_Dataset content:_

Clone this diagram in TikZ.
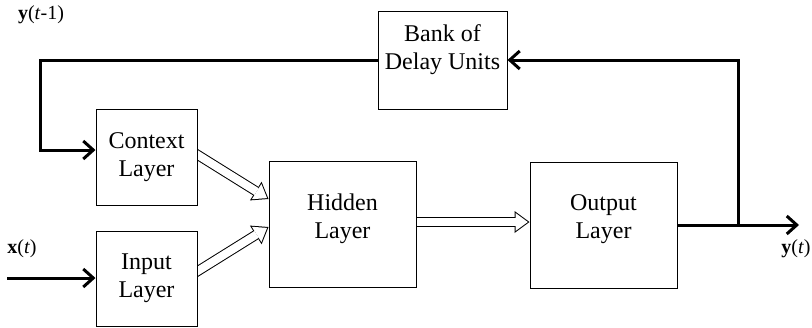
\documentclass[tikz,border=0pt]{standalone}
\usepackage{fontspec}
\setmainfont{Liberation Serif}
\usetikzlibrary{arrows.meta,backgrounds}

\tikzset{
    layerbox/.style={draw, fill=white, line width=1pt, minimum width=101pt, minimum height=96pt,
        align=center, inner sep=0pt, font=\fontsize{24}{28}\selectfont},
    widebox/.style={layerbox, minimum width=147pt, minimum height=126pt},
    signal/.style={line width=3pt, -{Straight Barb[length=10pt,width=18pt,line width=3pt]}},
    hollowout/.style={draw=black, line width=10pt,
        -{Triangle[length=15pt,width=22pt,line width=0pt]}},
    hollowin/.style={draw=white, line width=8pt, shorten >=1.7pt,
        -{Triangle[length=12.3pt,width=18pt,line width=0pt]}},
    sig/.style={font=\fontsize{20}{24}\selectfont, inner sep=0pt}
}

\begin{document}
\begin{tikzpicture}[x=1pt, y=-1pt]
        \useasboundingbox (0,0) rectangle (812,327);
        % the layers
        \node [layerbox, minimum width=129pt, minimum height=98pt, text depth=26pt]
            (delay) at (442.5,60) {Bank of\\Delay Units};
        \node [layerbox] (context) at (146.5,157) {Context\\Layer};
        \node [layerbox, minimum height=95pt] (input) at (146.5,278.5) {Input\\Layer};
        \node [widebox, text depth=16pt] (hidden) at (342.5,224) {Hidden\\Layer};
        \node [widebox, text depth=16pt] (output) at (603.5,225) {Output\\Layer};
        % signals
        \coordinate (xin) at (7,278);
        \coordinate (yout) at (799,225);
        \coordinate (tap) at (738,225);
        \coordinate (back) at (40,150);
        \node [sig] (xlabel) at (22,249) {\textbf{x}(\textit{t})};
        \node [sig] (ylabel) at (796,249) {\textbf{y}(\textit{t})};
        \node [sig] (yprev) at (41,15) {\textbf{y}(\textit{t}-1)};
        \draw [signal] (xin) -- (input.west |- xin);
        \draw [signal] (output.east) -- (yout);
        \draw [signal] (tap) |- (delay.east);
        \draw [signal] (delay.west) -| (back) -- (context.west |- back);
        % wide arrows, tails hidden under the boxes
        \begin{scope}[on background layer]
            \foreach \from/\fy/\to/\ty in {context/151/hidden/199, input/275/hidden/227, hidden/222/output/222}
            {
                \draw [hollowout] ([xshift=-6pt]\from.east |- 0,\fy) -- (\to.west |- 0,\ty);
                \draw [hollowin] ([xshift=-6pt]\from.east |- 0,\fy) -- (\to.west |- 0,\ty);
            }
        \end{scope}
    \end{tikzpicture}
\end{document}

_Set problem:_
Exclude the images, then output the data above word for word.

_Finished answer:_
Clone this diagram in TikZ.
\documentclass[tikz,border=0pt]{standalone}
\usepackage{fontspec}
\setmainfont{Liberation Serif}
\usetikzlibrary{arrows.meta,backgrounds}

\tikzset{
    layerbox/.style={draw, fill=white, line width=1pt, minimum width=101pt, minimum height=96pt,
        align=center, inner sep=0pt, font=\fontsize{24}{28}\selectfont},
    widebox/.style={layerbox, minimum width=147pt, minimum height=126pt},
    signal/.style={line width=3pt, -{Straight Barb[length=10pt,width=18pt,line width=3pt]}},
    hollowout/.style={draw=black, line width=10pt,
        -{Triangle[length=15pt,width=22pt,line width=0pt]}},
    hollowin/.style={draw=white, line width=8pt, shorten >=1.7pt,
        -{Triangle[length=12.3pt,width=18pt,line width=0pt]}},
    sig/.style={font=\fontsize{20}{24}\selectfont, inner sep=0pt}
}

\begin{document}
\begin{tikzpicture}[x=1pt, y=-1pt]
        \useasboundingbox (0,0) rectangle (812,327);
        % the layers
        \node [layerbox, minimum width=129pt, minimum height=98pt, text depth=26pt]
            (delay) at (442.5,60) {Bank of\\Delay Units};
        \node [layerbox] (context) at (146.5,157) {Context\\Layer};
        \node [layerbox, minimum height=95pt] (input) at (146.5,278.5) {Input\\Layer};
        \node [widebox, text depth=16pt] (hidden) at (342.5,224) {Hidden\\Layer};
        \node [widebox, text depth=16pt] (output) at (603.5,225) {Output\\Layer};
        % signals
        \coordinate (xin) at (7,278);
        \coordinate (yout) at (799,225);
        \coordinate (tap) at (738,225);
        \coordinate (back) at (40,150);
        \node [sig] (xlabel) at (22,249) {\textbf{x}(\textit{t})};
        \node [sig] (ylabel) at (796,249) {\textbf{y}(\textit{t})};
        \node [sig] (yprev) at (41,15) {\textbf{y}(\textit{t}-1)};
        \draw [signal] (xin) -- (input.west |- xin);
        \draw [signal] (output.east) -- (yout);
        \draw [signal] (tap) |- (delay.east);
        \draw [signal] (delay.west) -| (back) -- (context.west |- back);
        % wide arrows, tails hidden under the boxes
        \begin{scope}[on background layer]
            \foreach \from/\fy/\to/\ty in {context/151/hidden/199, input/275/hidden/227, hidden/222/output/222}
            {
                \draw [hollowout] ([xshift=-6pt]\from.east |- 0,\fy) -- (\to.west |- 0,\ty);
                \draw [hollowin] ([xshift=-6pt]\from.east |- 0,\fy) -- (\to.west |- 0,\ty);
            }
        \end{scope}
    \end{tikzpicture}
\end{document}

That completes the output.